__What is asked__
Gather all lines containing the string "chart" and copy them out.

• • • •

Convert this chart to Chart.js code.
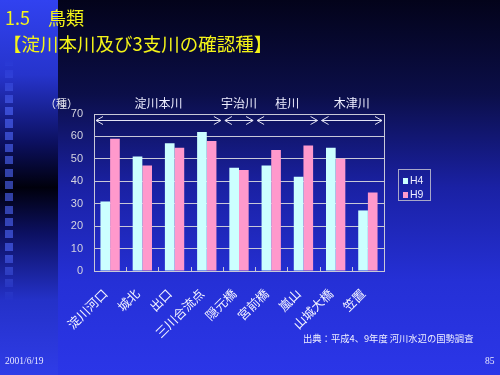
<!DOCTYPE html>
<html>
<head>
<meta charset="utf-8">
<script src="https://cdn.jsdelivr.net/npm/chart.js@4/dist/chart.umd.min.js"></script>
<style>
  html, body { margin: 0; padding: 0; }
  body { width: 500px; height: 375px; overflow: hidden; position: relative;
         background: linear-gradient(to bottom, #03031a 0%, #0b0e48 25%, #1a21a4 50%, #2530d6 75%, #2b36e8 100%);
         font-family: "Noto Sans CJK JP", sans-serif; }
  #strip { position: absolute; left: 0; top: 0; width: 58px; height: 375px;
           background: linear-gradient(to bottom, #3142f0 0%, #2634cc 20%, #0c1060 38%, #00000c 50%, #0c1060 62%, #2431c8 80%, #2f3ce8 100%); }
  #squares { position: absolute; left: 5px; top: 58px; width: 8px; height: 245px;
             background: repeating-linear-gradient(to bottom, rgba(80,105,255,0.6) 0 8px, transparent 8px 12.3px);
             -webkit-mask-image: linear-gradient(to bottom, transparent 0%, #000 20%, #000 80%, transparent 100%);
             mask-image: linear-gradient(to bottom, transparent 0%, #000 20%, #000 80%, transparent 100%); }
  canvas { position: absolute; left: 0; top: 0; }
  .t { position: absolute; white-space: nowrap; }
  #title1 { left: 5px; top: 6px; color: #f4f418; font-size: 18px; line-height: 22px; }
  #title2 { left: 3px; top: 31px; color: #f4f418; font-size: 18.5px; line-height: 24px; }
  #unit { left: 45px; top: 95px; color: #e8e8f0; font-size: 11px; }
  .grp { position: absolute; top: 96px; color: #eeeeff; font-size: 12px; line-height: 14px; transform: translateX(-50%); white-space: nowrap; }
  #legend { position: absolute; left: 398px; top: 169px; width: 31px; height: 30px; border: 1px solid #a8a8c8; }
  .li { position: absolute; left: 4px; color: #eeeeff; font-family: "Liberation Sans", sans-serif; font-size: 10.5px; line-height: 10px; }
  .sw { display: inline-block; width: 5px; height: 6px; margin-right: 2px; vertical-align: 0; }
  #src { left: 303px; top: 331px; color: #f0f0ff; font-size: 9.3px; }
  #date { left: 5px; top: 356px; color: #e8e8ff; font-family: "Liberation Serif", serif; font-size: 9.5px; }
  #page { left: 485px; top: 356px; color: #e8e8ff; font-family: "Liberation Serif", serif; font-size: 9.5px; }
</style>
</head>
<body>
<div id="strip"></div>
<div id="squares"></div>
<canvas id="c" width="500" height="375"></canvas>
<div class="t" id="title1">1.5　鳥類</div>
<div class="t" id="title2">【淀川本川及び3支川の確認種】</div>
<div class="t" id="unit">（種）</div>
<div id="groups"></div>
<div id="legend"></div>
<div class="t" id="src">出典：平成4、9年度 河川水辺の国勢調査</div>
<div class="t" id="date">2001/6/19</div>
<div class="t" id="page">85</div>
<script>
// データ
const categories = ["淀川河口", "城北", "出口", "三川合流点", "隠元橋", "宮前橋", "嵐山", "山城大橋", "笠置"];
const seriesNames = ["H4", "H9"];
const h4 = [31, 51, 57, 62, 46, 47, 42, 55, 27];
const h9 = [59, 47, 55, 58, 45, 54, 56, 50, 35];
const yMin = 0, yMax = 70, yStep = 10;

// 河川のまとまり（カテゴリの先頭・末尾 index）
const groupNames = ["淀川本川", "宇治川", "桂川", "木津川"];
const groupFrom = [0, 4, 5, 7];
const groupTo = [3, 4, 6, 8];

const colors = ["#ccffff", "#ff99cc"];
const lineColor = "#c8c8d8";

// 描画領域の枠 + 内向きの目盛り
const frame = {
  id: "frame",
  afterDatasetsDraw(chart){
    const a = chart.chartArea, ctx = chart.ctx, x = chart.scales.x;
    const half = (x.getPixelForValue(1) - x.getPixelForValue(0)) / 2;
    ctx.save();
    ctx.strokeStyle = lineColor;
    ctx.lineWidth = 1;
    ctx.strokeRect(Math.round(a.left) + 0.5, Math.round(a.top) + 0.5,
                   Math.round(a.right - a.left), Math.round(a.bottom - a.top));
    ctx.beginPath();
    for (let i = 1; i < categories.length; i++){
      const px = Math.round(x.getPixelForValue(i) - half) + 0.5;
      ctx.moveTo(px, a.bottom); ctx.lineTo(px, a.bottom - 4);
    }
    ctx.stroke();
    ctx.restore();
  }
};

// 両矢印 <----->
const arrows = {
  id: "arrows",
  afterDatasetsDraw(chart){
    const x = chart.scales.x, a = chart.chartArea, ctx = chart.ctx;
    const half = (x.getPixelForValue(1) - x.getPixelForValue(0)) / 2;
    const y = Math.round(a.top + 6) + 0.5;
    ctx.save();
    ctx.strokeStyle = "#e4e4f4";
    ctx.lineWidth = 1;
    for (let i = 0; i < groupNames.length; i++){
      const x0 = x.getPixelForValue(groupFrom[i]) - half + 2;
      const x1 = x.getPixelForValue(groupTo[i]) + half - 2;
      ctx.beginPath();
      ctx.moveTo(x0 + 7, y - 4); ctx.lineTo(x0, y); ctx.lineTo(x0 + 7, y + 4);
      ctx.moveTo(x0, y); ctx.lineTo(x1, y);
      ctx.moveTo(x1 - 7, y - 4); ctx.lineTo(x1, y); ctx.lineTo(x1 - 7, y + 4);
      ctx.stroke();
    }
    ctx.restore();
  }
};

const chart = new Chart(document.getElementById("c"), {
  type: "bar",
  data: {
    labels: categories,
    datasets: [
      { label: seriesNames[0], data: h4, backgroundColor: colors[0] },
      { label: seriesNames[1], data: h9, backgroundColor: colors[1] }
    ]
  },
  options: {
    responsive: false,
    devicePixelRatio: 1,
    animation: false,
    layout: { padding: { left: 64, right: 116, top: 114, bottom: 0 } },
    datasets: { bar: { categoryPercentage: 0.6, barPercentage: 1.0 } },
    plugins: { legend: { display: false }, tooltip: { enabled: false } },
    scales: {
      x: {
        afterFit(s){ s.height = 104; },
        grid: { offset: true, display: false },
        border: { color: lineColor },
        ticks: { color: "#f4f4ff", font: { family: "Noto Sans CJK JP", size: 12.5 },
                 minRotation: 45, maxRotation: 45, padding: 7, labelOffset: -5, autoSkip: false }
      },
      y: {
        min: yMin, max: yMax,
        afterFit(s){ s.width = 30; },
        grid: { color: lineColor, drawTicks: false },
        border: { color: lineColor },
        ticks: { stepSize: yStep, color: "#d4d4e0", padding: 11,
                 font: { family: "Liberation Sans", size: 11 } }
      }
    }
  },
  plugins: [frame, arrows]
});

// 河川名ラベル
const xs = chart.scales.x;
const gbox = document.getElementById("groups");
groupNames.forEach((name, i) => {
  const d = document.createElement("div");
  d.className = "grp";
  d.textContent = name;
  d.style.left = ((xs.getPixelForValue(groupFrom[i]) + xs.getPixelForValue(groupTo[i])) / 2) + "px";
  gbox.appendChild(d);
});

// 凡例
const lg = document.getElementById("legend");
seriesNames.forEach((name, i) => {
  const d = document.createElement("div");
  d.className = "li";
  d.style.top = (5 + i * 14) + "px";
  d.innerHTML = `<span class="sw" style="background:${colors[i]}"></span>${name}`;
  lg.appendChild(d);
});
</script>
</body>
</html>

• • • •

__Task solution__
Convert this chart to Chart.js code.
<script src="https://cdn.jsdelivr.net/npm/chart.js@4/dist/chart.umd.min.js"></script>
  afterDatasetsDraw(chart){
    const a = chart.chartArea, ctx = chart.ctx, x = chart.scales.x;
  afterDatasetsDraw(chart){
    const x = chart.scales.x, a = chart.chartArea, ctx = chart.ctx;
const chart = new Chart(document.getElementById("c"), {
const xs = chart.scales.x;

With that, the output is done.